The 10-kilometre trail at Carretera de les Aigües is popular with locals for walking, running or biking while gazing over spectacular views of the city. Come in the evening to enjoy the sunset.
Lace your running shoes for a run along the beach boardwalk, breathing in the fresh salty air. Running from the Villa Olímpica towards the Forum is the quieter option. If it gets too hot, a dip in the sea is the optimal reward.
If being on the sea is calling to you, join a kayaking excursion right there in the city centre, or venture further afield to the crystal-clear waters of the Costa Brava.
Considered one of the hippest areas in the city, the visually stunning Passeig de Gràcia is a top choice for some of Barcelona’s trendiest shops. Frequented by locals and fashion gurus, hip cafes dot the avenue, providing outdoor seating for tired feet and optimal people-watching.

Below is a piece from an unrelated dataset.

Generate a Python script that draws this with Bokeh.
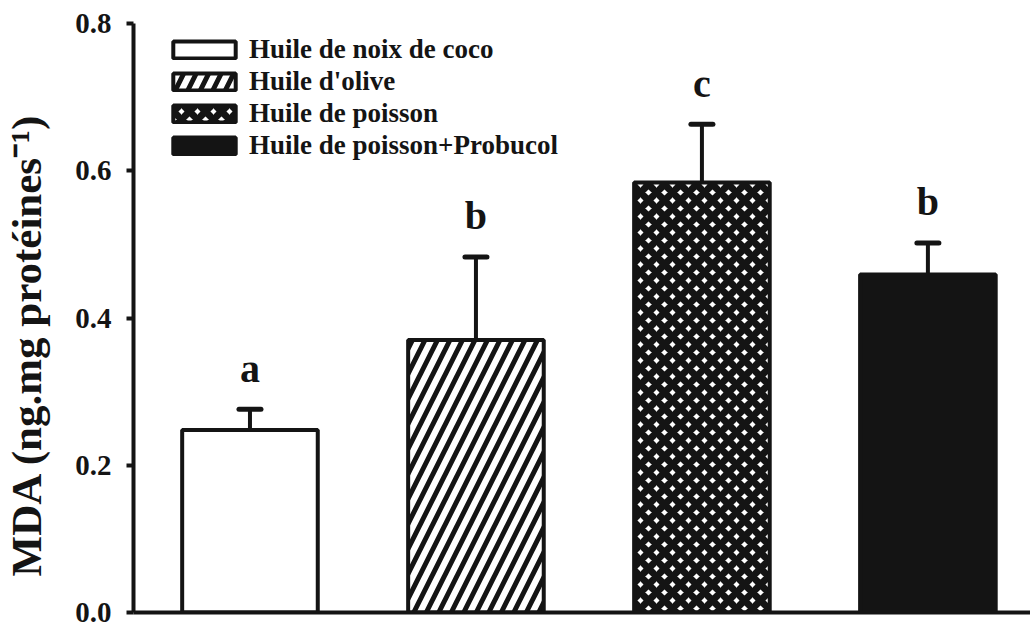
from bokeh.plotting import figure
from bokeh.models import (ColumnDataSource, FixedTicker, Whisker, TeeHead, Legend,
                          LegendItem, Range1d, PrintfTickFormatter)
from bokeh.core.properties import value
from bokeh.embed import file_html
from bokeh.resources import INLINE

# ---- data ----
groups = ["Huile de noix de coco", "Huile d'olive", "Huile de poisson", "Huile de poisson+Probucol"]
mda_mean = [0.248, 0.370, 0.584, 0.459]
mda_err = [0.028, 0.113, 0.079, 0.043]
sig_letters = ["a", "b", "c", "b"]
y_ticks = [0.0, 0.2, 0.4, 0.6, 0.8]

INK = "#141414"
FONT = "Liberation Serif"

xpos = [i + 1 for i in range(len(groups))]
upper = [m + e for m, e in zip(mda_mean, mda_err)]

p = figure(width=1030, height=625, output_backend="svg", toolbar_location=None,
           x_range=Range1d(0.4846, 4.454), y_range=Range1d(0, 0.8),
           min_border_left=129, min_border_top=23, min_border_bottom=13, min_border_right=0)
p.outline_line_color = None
p.xgrid.visible = False
p.ygrid.visible = False
p.background_fill_color = "white"

styles = [
    dict(fill_color="white", hatch_pattern=None),
    dict(fill_color="white", hatch_pattern="/", hatch_scale=25, hatch_weight=5, hatch_color=INK),
    dict(fill_color="white", hatch_pattern="x", hatch_scale=16, hatch_weight=7, hatch_color=INK),
    dict(fill_color=INK, hatch_pattern=None),
]

items = []
for i, g in enumerate(groups):
    src = ColumnDataSource(dict(x=[xpos[i]], top=[mda_mean[i]]))
    kw = {k: v for k, v in styles[i].items() if v is not None}
    r = p.vbar(x="x", top="top", bottom=0, width=0.6, source=src,
               line_color=INK, line_width=4, **kw)
    items.append(LegendItem(label=g, renderers=[r]))

err_src = ColumnDataSource(dict(x=xpos, lower=mda_mean, upper=upper, letter=sig_letters))
wh = Whisker(source=err_src, base="x", lower="lower", upper="upper", dimension="height",
             line_color=INK, line_width=4, lower_head=None,
             upper_head=TeeHead(size=22, line_width=5, line_color=INK, line_cap="round"))
p.add_layout(wh)

p.text(x="x", y="upper", text="letter", source=err_src, y_offset=-41,
       text_align="center", text_baseline="alphabetic",
       text_font=value(FONT), text_font_style="bold", text_font_size="40px", text_color=INK)

legend = Legend(items=items, location=(32, 589 - 14 - 129 + 5))
legend.border_line_color = None
legend.background_fill_alpha = 0
legend.padding = 0
legend.margin = 0
legend.spacing = 1
legend.glyph_width = 78
legend.glyph_height = 21
legend.label_height = 27
legend.label_standoff = 6
legend.label_text_font = FONT
legend.label_text_font_style = "bold"
legend.label_text_font_size = "27px"
legend.label_text_color = INK
p.add_layout(legend, "center")

# y axis
yax = p.yaxis[0]
yax.ticker = FixedTicker(ticks=y_ticks)
yax.formatter = PrintfTickFormatter(format="%.1f")
yax.minor_tick_line_color = None
yax.major_tick_in = 0
yax.major_tick_out = 7
yax.major_tick_line_width = 4
yax.major_tick_line_color = INK
yax.axis_line_width = 4
yax.axis_line_color = INK
yax.major_label_standoff = 15
yax.major_label_text_font = FONT
yax.major_label_text_font_style = "bold"
yax.major_label_text_font_size = "29px"
yax.major_label_text_color = INK
yax.axis_label = "MDA (ng.mg protéines⁻¹)\u00a0\u00a0\u00a0\u00a0\u00a0"
yax.axis_label_text_font = FONT
yax.axis_label_text_font_style = "bold"
yax.axis_label_text_font_size = "43px"
yax.axis_label_text_color = INK
yax.axis_label_standoff = 22

# x axis: line only
xax = p.xaxis[0]
xax.ticker = FixedTicker(ticks=[])
xax.minor_tick_line_color = None
xax.major_tick_out = 0
xax.major_tick_in = 0
xax.major_label_standoff = 0
xax.axis_line_width = 4
xax.axis_line_color = INK

open("out.html", "w").write(file_html(p, INLINE))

The Born neighbourhood is full of artisan shops and boutiques within centuries-old gothic buildings. This part of Barcelona’s old town is a fabulous place to wander, getting lost among handmade shoes and leather goods, vintage furniture, and funky accessories.
Four days a week, you can discover treasures, such as jewellery, vintage clothing accessories and antiques at the Els Encants Flea Market. One of the oldest flea markets in Barcelona, this is an eclectic place to while away the hours browsing for trinkets and souvenirs.
If you’re visiting Barcelona with kids, there are endless museums and parks to explore, while the vast expanse of beach is at your disposal for sandcastle creations and an escape from the city heat.
Montjuïc Magic Fountain is dazzling entertainment for the entire family. The water show, lights and lasers will captivate everyone, and although the magic takes place after dark, we guarantee it’s worth delaying bedtime.
Sometimes the only answer on a hot day is ice cream. And the best place to treat your mini explorer is at Gocce di Latte,, located in one of the older neighbourhoods of Barceloneta. The aquarium isn’t far away, which is another option for family fun.
Like many large European cities, Barcelona is made up of different neighbourhoods, each with unique characteristics and advantages. Whichever barrio you choose, excellent public transportation helps you get from one side of the city to the other.
Pobla Sec and Eixample are great options for escaping the throngs of tourists while remaining within the pulse of the city. Both areas allow you to experience the shops, bars and restaurants that make up the real Barcelona. The boutique vibe is strong in Barcelona, and the choices are vast. With places such as Pulitzer Barcelona, you can’t go wrong.